Even so, Monitoring Analytics agreed with Grid Strategies that PJM’s extended RCO plan should be rejected for unnecessarily adding costs. In fact, its analysis shows that the proposal could increase capacity costs in ranges as high as $8.4 billion — a highly unlikely outcome, relying on 100 percent of units at risk of retirement being allowed to remain in the market — to a more realistic $1.6 billion increase, presuming that only half of units at risk of retirement were subsidized.
S&P Global Platts Analytics has provided its own analysis of various scenarios, folding in even more caveats to produce a lower price increase projection. For example, while Grid Strategies cited Monitoring Analytics’ projection that implementing PJM’s extended RCO plan could add about $94.67 per megawatt-day to capacity costs, S&P projected the same policies would yield a far lower upside to capacity prices of about $10 to $25 per megawatt-day.
But as Munoz-Alvarez noted, “the key takeaway is that they both agree on the direction of the price effects caused by PJM’s proposed 'extended RCO' option.The magnitude of the price changes is much harder to predict.”
The policy ramifications
Beyond PJM, FERC’s decision will “set a precedent on a fundamental trade-off between states’ ability to unilaterally further state policy objectives,” Munoz-Alvarez said. In other words, states are going to continue to push their chosen energy policies, but FERC’s decision on PJM will have a major impact on how those resources will be counted in the interstate capacity markets it regulates.
As Munoz noted, capacity markets are meant to solve the “missing money” problem, for when the prices for actually generating and selling electricity aren’t high enough to justify building enough power plants to assure future grid reliability. As such, they’ve always had to balance pre-existing market subsidies and distortions, as well as constantly adapt to changes in the technologies that provide these critical services.

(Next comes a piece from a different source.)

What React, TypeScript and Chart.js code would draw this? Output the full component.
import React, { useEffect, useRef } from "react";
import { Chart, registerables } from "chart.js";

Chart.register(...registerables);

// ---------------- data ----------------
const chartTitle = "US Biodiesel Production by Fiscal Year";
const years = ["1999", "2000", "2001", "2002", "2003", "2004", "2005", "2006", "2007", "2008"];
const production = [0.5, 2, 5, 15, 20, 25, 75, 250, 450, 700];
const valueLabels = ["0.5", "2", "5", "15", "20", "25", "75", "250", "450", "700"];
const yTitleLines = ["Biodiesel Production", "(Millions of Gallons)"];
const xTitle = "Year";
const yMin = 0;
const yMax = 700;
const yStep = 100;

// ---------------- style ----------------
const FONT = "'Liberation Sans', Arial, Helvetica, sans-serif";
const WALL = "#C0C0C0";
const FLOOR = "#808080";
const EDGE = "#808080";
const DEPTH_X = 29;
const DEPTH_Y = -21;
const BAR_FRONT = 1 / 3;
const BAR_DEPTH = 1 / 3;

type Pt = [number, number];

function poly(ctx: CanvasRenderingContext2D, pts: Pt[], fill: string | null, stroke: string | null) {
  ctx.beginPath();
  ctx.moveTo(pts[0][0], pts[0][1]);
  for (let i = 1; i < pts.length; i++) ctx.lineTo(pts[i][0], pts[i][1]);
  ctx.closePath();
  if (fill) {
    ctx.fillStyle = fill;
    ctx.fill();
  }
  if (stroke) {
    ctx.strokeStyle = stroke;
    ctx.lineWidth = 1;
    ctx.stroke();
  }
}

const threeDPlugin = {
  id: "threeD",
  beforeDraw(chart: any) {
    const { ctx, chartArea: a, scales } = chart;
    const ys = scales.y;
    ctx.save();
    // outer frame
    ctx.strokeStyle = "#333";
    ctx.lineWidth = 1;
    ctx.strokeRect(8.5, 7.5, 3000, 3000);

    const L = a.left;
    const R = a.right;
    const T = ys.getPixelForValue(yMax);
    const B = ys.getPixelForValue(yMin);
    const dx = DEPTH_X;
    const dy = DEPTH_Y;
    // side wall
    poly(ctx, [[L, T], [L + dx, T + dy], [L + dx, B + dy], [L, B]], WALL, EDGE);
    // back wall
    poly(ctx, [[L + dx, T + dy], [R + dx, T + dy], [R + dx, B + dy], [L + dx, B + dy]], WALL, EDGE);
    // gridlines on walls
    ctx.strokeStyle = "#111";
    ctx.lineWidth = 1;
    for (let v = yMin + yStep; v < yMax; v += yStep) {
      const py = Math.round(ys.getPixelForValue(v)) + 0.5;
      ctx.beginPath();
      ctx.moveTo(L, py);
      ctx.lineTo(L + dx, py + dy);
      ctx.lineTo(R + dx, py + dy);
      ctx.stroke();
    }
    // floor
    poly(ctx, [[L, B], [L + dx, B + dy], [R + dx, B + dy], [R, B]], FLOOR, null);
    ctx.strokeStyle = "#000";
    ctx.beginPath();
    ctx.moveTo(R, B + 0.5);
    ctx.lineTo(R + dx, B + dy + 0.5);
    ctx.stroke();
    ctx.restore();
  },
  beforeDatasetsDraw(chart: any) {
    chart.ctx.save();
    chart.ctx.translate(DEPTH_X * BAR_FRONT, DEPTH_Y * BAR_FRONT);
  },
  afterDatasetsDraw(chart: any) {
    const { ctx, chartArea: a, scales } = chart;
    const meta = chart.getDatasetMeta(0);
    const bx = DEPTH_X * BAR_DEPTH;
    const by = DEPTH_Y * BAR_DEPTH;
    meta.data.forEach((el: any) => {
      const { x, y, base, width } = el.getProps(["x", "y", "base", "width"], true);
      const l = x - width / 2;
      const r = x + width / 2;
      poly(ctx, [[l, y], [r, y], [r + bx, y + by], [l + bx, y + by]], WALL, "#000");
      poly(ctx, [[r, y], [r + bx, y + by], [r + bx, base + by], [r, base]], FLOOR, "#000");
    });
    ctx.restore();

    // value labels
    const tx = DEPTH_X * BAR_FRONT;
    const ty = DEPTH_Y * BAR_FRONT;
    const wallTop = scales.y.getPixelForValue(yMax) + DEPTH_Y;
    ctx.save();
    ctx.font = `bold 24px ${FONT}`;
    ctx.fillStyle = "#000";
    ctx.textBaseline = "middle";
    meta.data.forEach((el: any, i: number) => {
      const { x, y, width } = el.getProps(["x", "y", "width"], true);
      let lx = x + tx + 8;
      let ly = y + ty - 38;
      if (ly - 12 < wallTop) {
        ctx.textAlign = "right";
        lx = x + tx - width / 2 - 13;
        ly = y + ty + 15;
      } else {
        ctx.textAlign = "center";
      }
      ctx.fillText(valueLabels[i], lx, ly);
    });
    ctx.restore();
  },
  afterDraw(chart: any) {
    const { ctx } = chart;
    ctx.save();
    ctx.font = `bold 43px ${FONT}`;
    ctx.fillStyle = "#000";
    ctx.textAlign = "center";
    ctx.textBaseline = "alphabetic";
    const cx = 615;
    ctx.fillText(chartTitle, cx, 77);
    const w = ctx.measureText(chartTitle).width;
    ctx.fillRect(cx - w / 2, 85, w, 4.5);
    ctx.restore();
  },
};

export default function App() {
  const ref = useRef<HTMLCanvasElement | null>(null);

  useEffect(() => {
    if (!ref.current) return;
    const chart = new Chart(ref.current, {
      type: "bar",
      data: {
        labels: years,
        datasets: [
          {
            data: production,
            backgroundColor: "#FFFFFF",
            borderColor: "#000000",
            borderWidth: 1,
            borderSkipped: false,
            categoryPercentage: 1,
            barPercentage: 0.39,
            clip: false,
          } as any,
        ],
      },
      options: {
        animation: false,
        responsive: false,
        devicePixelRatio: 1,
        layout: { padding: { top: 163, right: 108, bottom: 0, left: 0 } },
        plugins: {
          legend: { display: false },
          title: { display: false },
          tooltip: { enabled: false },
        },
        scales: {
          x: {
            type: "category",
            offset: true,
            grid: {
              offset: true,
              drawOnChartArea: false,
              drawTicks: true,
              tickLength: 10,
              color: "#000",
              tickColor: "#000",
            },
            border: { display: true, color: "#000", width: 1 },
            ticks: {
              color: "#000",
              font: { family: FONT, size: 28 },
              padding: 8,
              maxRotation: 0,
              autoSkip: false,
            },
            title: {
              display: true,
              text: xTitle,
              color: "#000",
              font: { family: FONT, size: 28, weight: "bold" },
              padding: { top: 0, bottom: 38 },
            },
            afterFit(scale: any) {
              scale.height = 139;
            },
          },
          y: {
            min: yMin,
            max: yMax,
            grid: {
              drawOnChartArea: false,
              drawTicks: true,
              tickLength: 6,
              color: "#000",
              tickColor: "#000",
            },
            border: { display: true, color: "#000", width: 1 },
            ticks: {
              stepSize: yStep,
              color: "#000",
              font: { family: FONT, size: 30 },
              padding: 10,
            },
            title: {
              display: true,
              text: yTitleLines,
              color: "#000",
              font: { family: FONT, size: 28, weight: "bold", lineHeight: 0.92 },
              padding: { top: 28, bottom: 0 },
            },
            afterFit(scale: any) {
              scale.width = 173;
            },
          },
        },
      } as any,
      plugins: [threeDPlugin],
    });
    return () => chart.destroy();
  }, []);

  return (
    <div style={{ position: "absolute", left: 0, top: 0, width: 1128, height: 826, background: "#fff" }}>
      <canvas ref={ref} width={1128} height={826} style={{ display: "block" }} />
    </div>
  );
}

But if FERC ends up ordering PJM to effectively ignore the capacity value of gigawatts of state-subsidized resources coming online in the coming years, that could end up seriously distorting its ability to manage this key part of its job, said Mike Jacobs, senior energy analyst for the Union of Concerned Scientists.
“Every year going forward, there’s no motivation or requirement, unless FERC says something, to bridge that, and provide for PJM to have some accommodation to recognize what state laws are doing,” Jacobs said.
And FERC’s push to apply the MOPR to state-subsidized resources is having an impact in other markets. FERC has approved application of a broad MOPR for ISO New England as well as PJM, and will soon consider it for the New York ISO, the Grid Strategies report noted. But the concept’s applications could be far more wide-ranging, eventually applying to regions without mandatory capacity markets, or perhaps to other markets such as energy and ancillary services.
This disconnect also gets to the heart of opponents’ legal objections to FERC’s push for applying the MOPR.
As Munoz-Alvarez put it, “it seems FERC’s approval of a broad MOPR for all state-supported resources ultimately hinges on FERC's ability to argue that such a broad MOPR will be both sufficient and necessary to prevent the exercise of buyer-side market power,” and that “it will not rule out ‘valid’ state-supported resource offers, or those well-grounded on fundamental economic principles.”
But FERC’s definition of well-grounded economic principles doesn’t include a cost for carbon emissions, he said.
In this view, the states pushing incentives for carbon-free nuclear or renewable energy could be seen as attempting to “correct a market already distorted by externalities, i.e., the lack of a federal carbon price,” Munoz said. That is to say, as long as FERC’s mandate from Congress doesn’t include carbon emissions, its view of what’s valuable may be fundamentally divergent from the states in question.